Since 2008, low interest rates and slow growth have dented returns for fund managers in the West. Droves of retail and institutional investors have responded by abandoning active funds in favour of cheaper, passively managed alternatives.

Traditional fund houses in Europe and the US have been forced to staunch outflows by lowering fees. This painful metamorphosis prompted many to launch their own passive funds, while others consolidated to improve economies of scale.

But in the five years since Mr Zhou abandoned his hedge fund to join Tianhong, the company has become the country’s main money manager and gathered billions of renminbi in assets.

Ant Financial, an affiliate of Alibaba, the Chinese ecommerce giant, agreed to buy a controlling stake in Tianhong just months after Yu’e Bao was launched.

Rivals have scrambled to catch up: Tencent, the internet company, and Xiaomi, the world’s third-largest smartphone maker, have both launched similar money market funds that use social media and mobile phones for distribution.

In the face of increasing competition, Mr Zhou is restless for the next innovation.

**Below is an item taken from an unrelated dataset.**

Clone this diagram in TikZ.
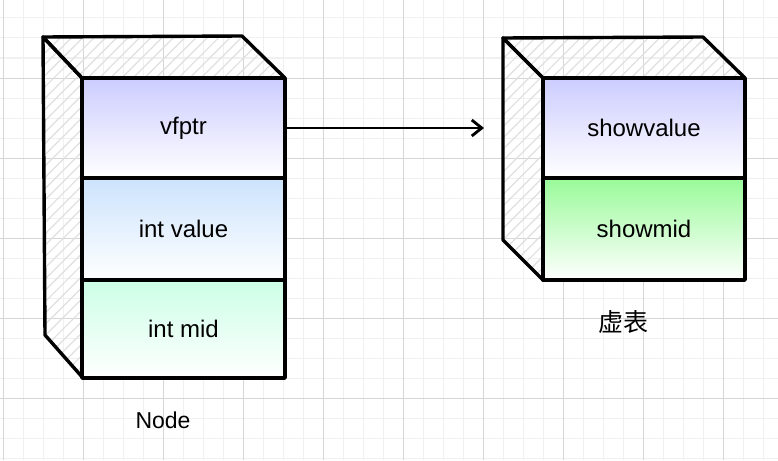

“All those using Yu’e Bao, they do have other wealth management needs and we need to serve those needs as well,” he says. “After Yu’e Bao we are trying to provide other wealth management products in a very low-cost and user-friendly way to as many users as possible. We are hoping to provide both bond and equity funds to more users in the future.”

A suite of index-tracking funds launched last year point to Tianhong’s ambitions in exchange traded funds, which can be bought and sold on exchanges.

The index funds have not been marketed and are small in terms of assets, but Mr Zhou told FTfm last month that feedback from users will be used to hone the products before launching them as ETFs. “In the future we plan to launch ETFs, but we don’t have a specific timeline,” he said.

The main hurdle, he says, is that most Chinese investors are naive and miss out on returns during periods of volatility, such as those caused by widespread trading halts last summer.

“The saturation of markets in the past few years has been hurting our investors because they don’t really know how to select funds.

“They tend to sell at the very low point and then buy at a high point and get hurt by huge fluctuations of markets. They need some kind of financial advice.”

Ant Fortune, a wealth management app owned by Ant Financial, is trialling a background advice system, where a robo-adviser profiles investors and offers them portfolios that suit their needs.

If it works, it could provide the stepping stone Tianhong needs to launch ETFs and push actively managed funds.

With its 300m user base and the financial muscle of Alipay behind it, such a move by Tianhong could thrust China into a new age of retail investment.

There are also billions of investors in other developing markets to target. Ant Financial is mobilising for expansion in emerging markets under Eric Jing, its new chief executive.

Mr Jing has said that Ant Financial will aim to provide financial services to more than 2bn users over the next 10 years by partnering with companies abroad. Earlier this month it announced a tie-up with the online payments business of Charoen Pokphand Group, the Thai company.

Mr Zhou believes that world domination is inevitable: “He’s looking forward to seeing an overseas version of Yu’e Bao,” the translator says.

“Yu’e Bao was born because of third-party payments plus ecommerce. So it is a very natural logic.”